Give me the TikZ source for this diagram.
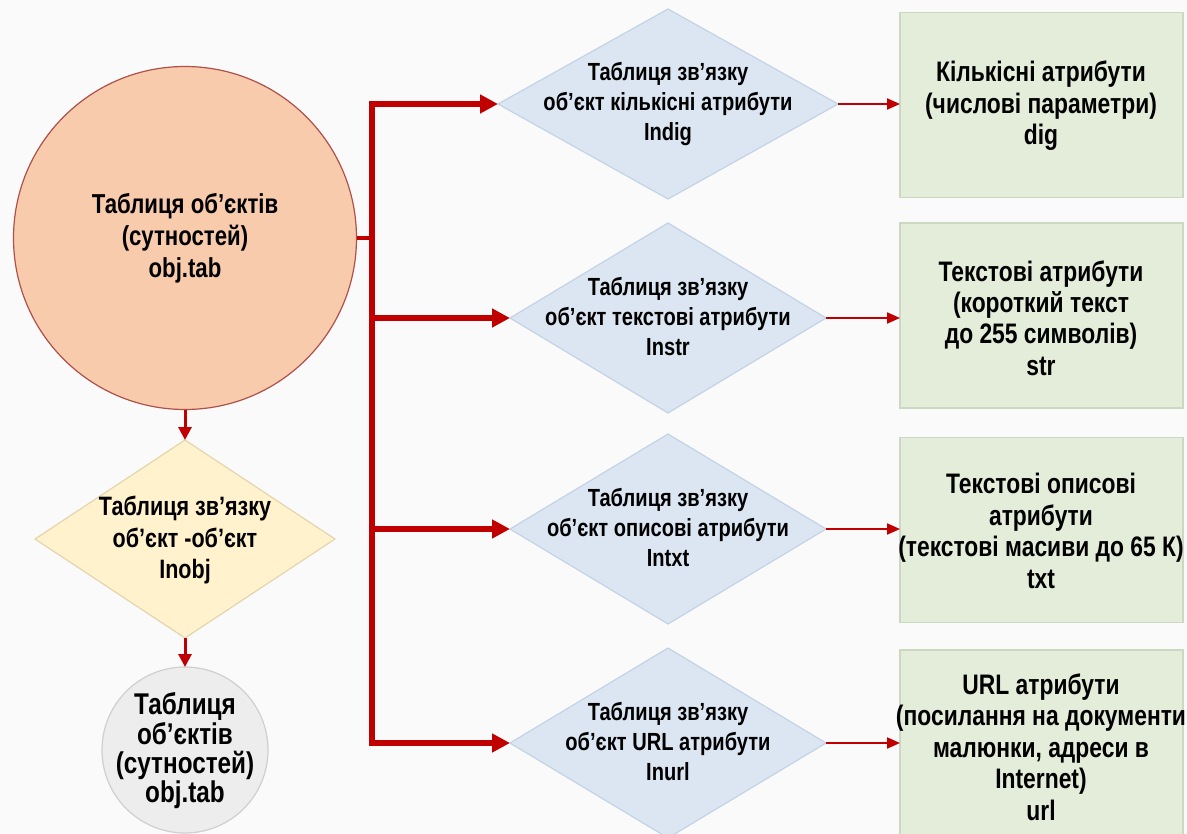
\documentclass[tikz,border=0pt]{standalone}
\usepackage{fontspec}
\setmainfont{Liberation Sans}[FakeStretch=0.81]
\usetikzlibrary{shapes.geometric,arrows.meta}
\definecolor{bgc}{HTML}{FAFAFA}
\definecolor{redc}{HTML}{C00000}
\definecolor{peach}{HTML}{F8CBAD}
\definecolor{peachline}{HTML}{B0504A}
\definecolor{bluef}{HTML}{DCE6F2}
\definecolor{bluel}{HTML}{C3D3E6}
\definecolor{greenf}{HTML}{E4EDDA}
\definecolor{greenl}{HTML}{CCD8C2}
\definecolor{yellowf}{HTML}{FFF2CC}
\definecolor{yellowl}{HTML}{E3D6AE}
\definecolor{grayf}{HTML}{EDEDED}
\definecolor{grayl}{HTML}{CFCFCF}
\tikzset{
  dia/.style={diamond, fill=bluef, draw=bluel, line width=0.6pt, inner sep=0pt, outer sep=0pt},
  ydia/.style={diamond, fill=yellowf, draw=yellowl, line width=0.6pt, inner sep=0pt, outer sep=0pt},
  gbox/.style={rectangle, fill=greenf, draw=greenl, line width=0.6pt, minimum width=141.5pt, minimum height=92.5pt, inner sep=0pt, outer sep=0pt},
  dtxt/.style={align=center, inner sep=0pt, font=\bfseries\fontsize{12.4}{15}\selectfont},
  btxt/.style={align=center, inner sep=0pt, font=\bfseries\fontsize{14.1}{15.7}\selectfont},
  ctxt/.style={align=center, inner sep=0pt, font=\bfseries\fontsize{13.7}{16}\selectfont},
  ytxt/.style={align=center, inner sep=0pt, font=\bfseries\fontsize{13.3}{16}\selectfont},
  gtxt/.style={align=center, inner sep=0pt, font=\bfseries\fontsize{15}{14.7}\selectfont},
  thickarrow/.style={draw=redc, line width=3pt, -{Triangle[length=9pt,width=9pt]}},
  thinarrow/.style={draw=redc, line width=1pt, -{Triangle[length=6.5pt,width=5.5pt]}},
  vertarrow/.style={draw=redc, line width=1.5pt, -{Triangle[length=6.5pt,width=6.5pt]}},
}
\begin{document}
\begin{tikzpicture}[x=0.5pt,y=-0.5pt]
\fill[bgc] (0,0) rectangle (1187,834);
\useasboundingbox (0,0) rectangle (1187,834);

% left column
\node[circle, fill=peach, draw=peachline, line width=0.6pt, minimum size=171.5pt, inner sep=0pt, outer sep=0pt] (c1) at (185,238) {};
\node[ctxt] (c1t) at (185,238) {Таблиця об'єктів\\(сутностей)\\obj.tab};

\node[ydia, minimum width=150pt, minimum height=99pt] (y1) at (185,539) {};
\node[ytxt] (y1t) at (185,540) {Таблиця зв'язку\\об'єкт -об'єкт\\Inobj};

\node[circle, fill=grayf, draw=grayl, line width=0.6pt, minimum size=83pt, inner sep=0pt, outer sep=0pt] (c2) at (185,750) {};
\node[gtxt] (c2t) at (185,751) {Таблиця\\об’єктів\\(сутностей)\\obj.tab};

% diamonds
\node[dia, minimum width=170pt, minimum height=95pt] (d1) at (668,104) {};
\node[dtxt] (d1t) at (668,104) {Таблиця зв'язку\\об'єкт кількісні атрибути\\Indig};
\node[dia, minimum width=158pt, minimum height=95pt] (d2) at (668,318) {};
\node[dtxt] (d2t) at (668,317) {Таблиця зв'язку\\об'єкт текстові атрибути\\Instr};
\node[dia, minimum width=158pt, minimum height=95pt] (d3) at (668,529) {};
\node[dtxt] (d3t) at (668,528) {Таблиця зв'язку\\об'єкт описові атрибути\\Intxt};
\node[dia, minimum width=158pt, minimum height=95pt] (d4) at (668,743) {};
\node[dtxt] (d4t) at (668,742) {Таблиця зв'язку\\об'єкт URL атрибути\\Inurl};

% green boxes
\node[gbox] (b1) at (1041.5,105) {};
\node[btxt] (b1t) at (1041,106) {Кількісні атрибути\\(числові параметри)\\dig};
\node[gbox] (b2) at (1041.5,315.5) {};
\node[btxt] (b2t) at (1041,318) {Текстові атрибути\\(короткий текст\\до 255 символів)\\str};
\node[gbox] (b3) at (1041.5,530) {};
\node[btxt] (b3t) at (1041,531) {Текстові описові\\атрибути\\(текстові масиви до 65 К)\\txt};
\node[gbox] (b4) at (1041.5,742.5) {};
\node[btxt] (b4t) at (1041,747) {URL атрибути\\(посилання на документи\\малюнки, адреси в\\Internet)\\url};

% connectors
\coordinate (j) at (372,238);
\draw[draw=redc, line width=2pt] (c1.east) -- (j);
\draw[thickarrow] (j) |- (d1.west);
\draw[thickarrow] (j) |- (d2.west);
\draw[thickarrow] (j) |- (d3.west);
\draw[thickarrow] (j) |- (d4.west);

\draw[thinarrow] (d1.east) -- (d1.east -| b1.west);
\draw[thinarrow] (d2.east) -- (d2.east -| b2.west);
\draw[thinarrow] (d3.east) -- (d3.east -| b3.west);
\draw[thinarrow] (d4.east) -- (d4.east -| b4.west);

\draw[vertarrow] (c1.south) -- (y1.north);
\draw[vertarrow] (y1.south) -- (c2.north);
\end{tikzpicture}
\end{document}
+ + + + +
● WHAT NEEDS TO BE DONE: Return the listing above unchanged, apart from dropping its pictures.

● CORRECT ANSWER:
Give me the TikZ source for this diagram.
\documentclass[tikz,border=0pt]{standalone}
\usepackage{fontspec}
\setmainfont{Liberation Sans}[FakeStretch=0.81]
\usetikzlibrary{shapes.geometric,arrows.meta}
\definecolor{bgc}{HTML}{FAFAFA}
\definecolor{redc}{HTML}{C00000}
\definecolor{peach}{HTML}{F8CBAD}
\definecolor{peachline}{HTML}{B0504A}
\definecolor{bluef}{HTML}{DCE6F2}
\definecolor{bluel}{HTML}{C3D3E6}
\definecolor{greenf}{HTML}{E4EDDA}
\definecolor{greenl}{HTML}{CCD8C2}
\definecolor{yellowf}{HTML}{FFF2CC}
\definecolor{yellowl}{HTML}{E3D6AE}
\definecolor{grayf}{HTML}{EDEDED}
\definecolor{grayl}{HTML}{CFCFCF}
\tikzset{
  dia/.style={diamond, fill=bluef, draw=bluel, line width=0.6pt, inner sep=0pt, outer sep=0pt},
  ydia/.style={diamond, fill=yellowf, draw=yellowl, line width=0.6pt, inner sep=0pt, outer sep=0pt},
  gbox/.style={rectangle, fill=greenf, draw=greenl, line width=0.6pt, minimum width=141.5pt, minimum height=92.5pt, inner sep=0pt, outer sep=0pt},
  dtxt/.style={align=center, inner sep=0pt, font=\bfseries\fontsize{12.4}{15}\selectfont},
  btxt/.style={align=center, inner sep=0pt, font=\bfseries\fontsize{14.1}{15.7}\selectfont},
  ctxt/.style={align=center, inner sep=0pt, font=\bfseries\fontsize{13.7}{16}\selectfont},
  ytxt/.style={align=center, inner sep=0pt, font=\bfseries\fontsize{13.3}{16}\selectfont},
  gtxt/.style={align=center, inner sep=0pt, font=\bfseries\fontsize{15}{14.7}\selectfont},
  thickarrow/.style={draw=redc, line width=3pt, -{Triangle[length=9pt,width=9pt]}},
  thinarrow/.style={draw=redc, line width=1pt, -{Triangle[length=6.5pt,width=5.5pt]}},
  vertarrow/.style={draw=redc, line width=1.5pt, -{Triangle[length=6.5pt,width=6.5pt]}},
}
\begin{document}
\begin{tikzpicture}[x=0.5pt,y=-0.5pt]
\fill[bgc] (0,0) rectangle (1187,834);
\useasboundingbox (0,0) rectangle (1187,834);

% left column
\node[circle, fill=peach, draw=peachline, line width=0.6pt, minimum size=171.5pt, inner sep=0pt, outer sep=0pt] (c1) at (185,238) {};
\node[ctxt] (c1t) at (185,238) {Таблиця об'єктів\\(сутностей)\\obj.tab};

\node[ydia, minimum width=150pt, minimum height=99pt] (y1) at (185,539) {};
\node[ytxt] (y1t) at (185,540) {Таблиця зв'язку\\об'єкт -об'єкт\\Inobj};

\node[circle, fill=grayf, draw=grayl, line width=0.6pt, minimum size=83pt, inner sep=0pt, outer sep=0pt] (c2) at (185,750) {};
\node[gtxt] (c2t) at (185,751) {Таблиця\\об’єктів\\(сутностей)\\obj.tab};

% diamonds
\node[dia, minimum width=170pt, minimum height=95pt] (d1) at (668,104) {};
\node[dtxt] (d1t) at (668,104) {Таблиця зв'язку\\об'єкт кількісні атрибути\\Indig};
\node[dia, minimum width=158pt, minimum height=95pt] (d2) at (668,318) {};
\node[dtxt] (d2t) at (668,317) {Таблиця зв'язку\\об'єкт текстові атрибути\\Instr};
\node[dia, minimum width=158pt, minimum height=95pt] (d3) at (668,529) {};
\node[dtxt] (d3t) at (668,528) {Таблиця зв'язку\\об'єкт описові атрибути\\Intxt};
\node[dia, minimum width=158pt, minimum height=95pt] (d4) at (668,743) {};
\node[dtxt] (d4t) at (668,742) {Таблиця зв'язку\\об'єкт URL атрибути\\Inurl};

% green boxes
\node[gbox] (b1) at (1041.5,105) {};
\node[btxt] (b1t) at (1041,106) {Кількісні атрибути\\(числові параметри)\\dig};
\node[gbox] (b2) at (1041.5,315.5) {};
\node[btxt] (b2t) at (1041,318) {Текстові атрибути\\(короткий текст\\до 255 символів)\\str};
\node[gbox] (b3) at (1041.5,530) {};
\node[btxt] (b3t) at (1041,531) {Текстові описові\\атрибути\\(текстові масиви до 65 К)\\txt};
\node[gbox] (b4) at (1041.5,742.5) {};
\node[btxt] (b4t) at (1041,747) {URL атрибути\\(посилання на документи\\малюнки, адреси в\\Internet)\\url};

% connectors
\coordinate (j) at (372,238);
\draw[draw=redc, line width=2pt] (c1.east) -- (j);
\draw[thickarrow] (j) |- (d1.west);
\draw[thickarrow] (j) |- (d2.west);
\draw[thickarrow] (j) |- (d3.west);
\draw[thickarrow] (j) |- (d4.west);

\draw[thinarrow] (d1.east) -- (d1.east -| b1.west);
\draw[thinarrow] (d2.east) -- (d2.east -| b2.west);
\draw[thinarrow] (d3.east) -- (d3.east -| b3.west);
\draw[thinarrow] (d4.east) -- (d4.east -| b4.west);

\draw[vertarrow] (c1.south) -- (y1.north);
\draw[vertarrow] (y1.south) -- (c2.north);
\end{tikzpicture}
\end{document}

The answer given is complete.